Life in the Struggle: Stories of Life in the Black Panther Party

This post is part of our online roundtable on Robyn Spencer’s The Revolution Has Come

Black Panther Convention at the Lincoln Memorial, June 1970. Photo: Library of Congress.
Black Panther Convention at the Lincoln Memorial, June 1970. Photo: Library of Congress.

In her conclusion, Robyn C. Spencer asserts that in writing The Revolution Has Come she wanted “readers to know what it meant to live inside an organization that considered itself revolutionary—to experience comradeship, to feel the joy that came with a deep political commitment, and to feel the agony of the betrayal by people, ideas, and the very organization they were committed to” (p.202–203). The Black Panther Party and its leaders, especially Huey Newton, are, along with Malcolm X, perhaps the most iconic representatives of the surge in Black nationalism and militancy of the 1960s and 1970s.

In popular culture and the public imagination, the members of the party are powerful Black (mostly) men dressed in sharp leather suits and berets, sporting prominently displayed firearms, and standing up to, while also becoming victims of, police brutality and federal harassment. Historians pursuing a bottom-up approach to telling the story of the past have complicated this image by documenting the work of party chapters outside Oakland, their connection to other grassroots radicalism in their communities, and most important the development and fortunes of the survival programs.
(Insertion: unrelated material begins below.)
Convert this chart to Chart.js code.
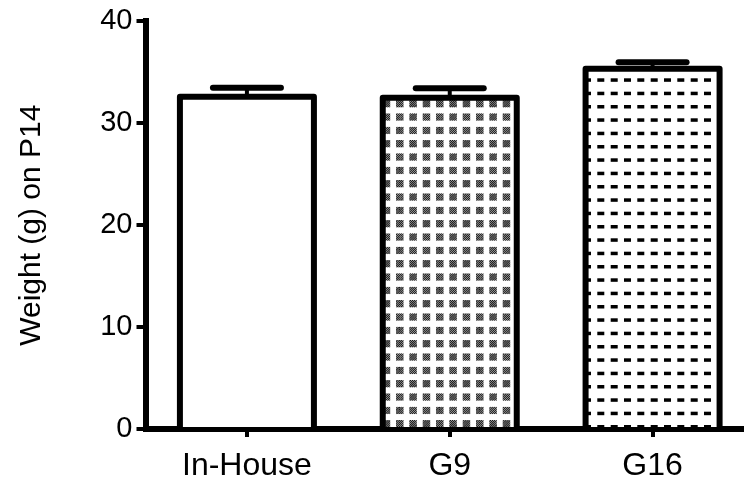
<!DOCTYPE html>
<html>
<head>
<meta charset="utf-8">
<script src="https://cdn.jsdelivr.net/npm/chart.js@4/dist/chart.umd.min.js"></script>
<style>
  html, body { margin: 0; padding: 0; background: #fff; overflow: hidden; }
  #wrap { width: 744px; height: 484px; overflow: hidden; }
  canvas { display: block; }
</style>
</head>
<body>
<div id="wrap"><canvas id="c" width="754" height="484"></canvas></div>
<script>
// ---- data ----
const categories = ['In-House', 'G9', 'G16'];
const weights = [32.6, 32.5, 35.35];      // mean weight (g) on P14
const errorsUp = [0.9, 0.95, 0.63];      // upper error bar (SEM)
const yTicks = [0, 10, 20, 30, 40];
const yTitle = 'Weight (g) on P14';

// ---- fill patterns ----
function makeHatchPattern() {
  const t = document.createElement('canvas');
  t.width = 40; t.height = 40;
  const g = t.getContext('2d');
  g.fillStyle = '#fff'; g.fillRect(0, 0, 40, 40);
  for (const ox of [9.3, 22.7, 36.0]) {
    for (const oy of [6.7, 20, 33.3]) {
      for (const dx of [0, -40]) for (const dy of [0, -40]) {
        const x0 = ox + dx, y0 = oy + dy;
        g.save();
        g.beginPath(); g.rect(x0, y0, 7.5, 7.5); g.clip();
        g.strokeStyle = '#1a1a1a'; g.lineWidth = 1.15;
        for (let k = -8; k <= 8; k += 2.1) {
          g.beginPath();
          g.moveTo(x0 + k, y0 + 7.5);
          g.lineTo(x0 + k + 7.5, y0);
          g.stroke();
        }
        g.restore();
      }
    }
  }
  return document.createElement('canvas').getContext('2d').createPattern(t, 'repeat');
}
function makeDashPattern() {
  const t = document.createElement('canvas');
  t.width = 40; t.height = 40;
  const g = t.getContext('2d');
  g.fillStyle = '#fff'; g.fillRect(0, 0, 40, 40);
  g.fillStyle = '#000';
  for (const ox of [10.7, 24.0, 37.3]) {
    for (const oy of [11.7, 25.0, 38.3]) {
      for (const dx of [0, -40]) for (const dy of [0, -40]) {
        g.fillRect(ox + dx, oy + dy, 7, 3.5);
      }
    }
  }
  return document.createElement('canvas').getContext('2d').createPattern(t, 'repeat');
}
const fills = ['#ffffff', makeHatchPattern(), makeDashPattern()];

// ---- plugin: centered bar outlines + error bars ----
const outlineAndErrors = {
  id: 'outlineAndErrors',
  afterDatasetsDraw(chart) {
    const ctx = chart.ctx;
    const meta = chart.getDatasetMeta(0);
    const yScale = chart.scales.y;
    ctx.save();
    ctx.strokeStyle = '#000';
    meta.data.forEach((bar, i) => {
      const p = bar.getProps(['x', 'y', 'base', 'width'], true);
      const l = p.x - p.width / 2, r = p.x + p.width / 2;
      ctx.lineWidth = 6;
      ctx.lineJoin = 'round';
      ctx.beginPath();
      ctx.moveTo(l, p.base);
      ctx.lineTo(l, p.y);
      ctx.lineTo(r, p.y);
      ctx.lineTo(r, p.base);
      ctx.stroke();
      const yTop = yScale.getPixelForValue(weights[i] + errorsUp[i]);
      ctx.lineWidth = 4;
      ctx.lineCap = 'butt';
      ctx.beginPath();
      ctx.moveTo(p.x, p.y);
      ctx.lineTo(p.x, yTop);
      ctx.stroke();
      ctx.lineWidth = 6;
      ctx.lineCap = 'round';
      ctx.beginPath();
      ctx.moveTo(p.x - 34, yTop);
      ctx.lineTo(p.x + 34, yTop);
      ctx.stroke();
    });
    ctx.restore();
  }
};

new Chart(document.getElementById('c'), {
  type: 'bar',
  data: {
    labels: categories,
    datasets: [{
      data: weights,
      backgroundColor: fills,
      borderWidth: 0,
      barThickness: 134,
      inflateAmount: 0
    }]
  },
  options: {
    responsive: false,
    animation: false,
    events: [],
    layout: { padding: { top: 21, right: 0, left: 0, bottom: 0 } },
    plugins: { legend: { display: false }, tooltip: { enabled: false } },
    scales: {
      x: {
        offset: true,
        afterFit: s => { s.height = 55; },
        grid: { display: true, drawOnChartArea: false, offset: false, tickLength: 8, lineWidth: 4, color: '#000' },
        border: { display: true, width: 6, color: '#000' },
        ticks: { color: '#000', padding: 10, font: { family: 'Liberation Sans', size: 32 } }
      },
      y: {
        min: 0, max: 40,
        afterFit: s => { s.width = 145.5; },
        afterBuildTicks: s => { s.ticks = yTicks.map(v => ({ value: v })); },
        grid: { display: true, drawOnChartArea: false, tickLength: 9, lineWidth: 4, color: '#000' },
        border: { display: true, width: 6, color: '#000' },
        ticks: { color: '#000', padding: 4, font: { family: 'Liberation Sans', size: 29 } },
        title: {
          display: true, text: yTitle, color: '#000',
          font: { family: 'Liberation Sans', size: 30 },
          padding: { top: 14, bottom: 0 }
        }
      }
    }
  },
  plugins: [outlineAndErrors]
});
</script>
</body>
</html>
Spencer seeks to go further and to excavate relations within the party itself, to understand how the members remade their lives, struggled with interpersonal relations, and tried to embody the empowered community they were seeking to create on a day-to-day basis.

In many ways, Spencer’s narrative reshapes how we see the Black Panther Party. To start, she sheds light on the Oakland context and how it affected different phases of the party’s history. Spencer captures the ferment of local grassroots community organizing against economic inequality and racial segregation that included civil rights, the War on Poverty, and multiracial protest organizations. As Clarence Lang also demonstrated, in St. Louis, in the early to mid-1960s, the lines between organizations and between “rights” and “power” could be thin and people moved easily from one issue or strategy to another. The Black Panther Party was just one organization to arise from this seedbed, and by tracing its diverse roots Spencer is able to show how the party was influenced by its milieu.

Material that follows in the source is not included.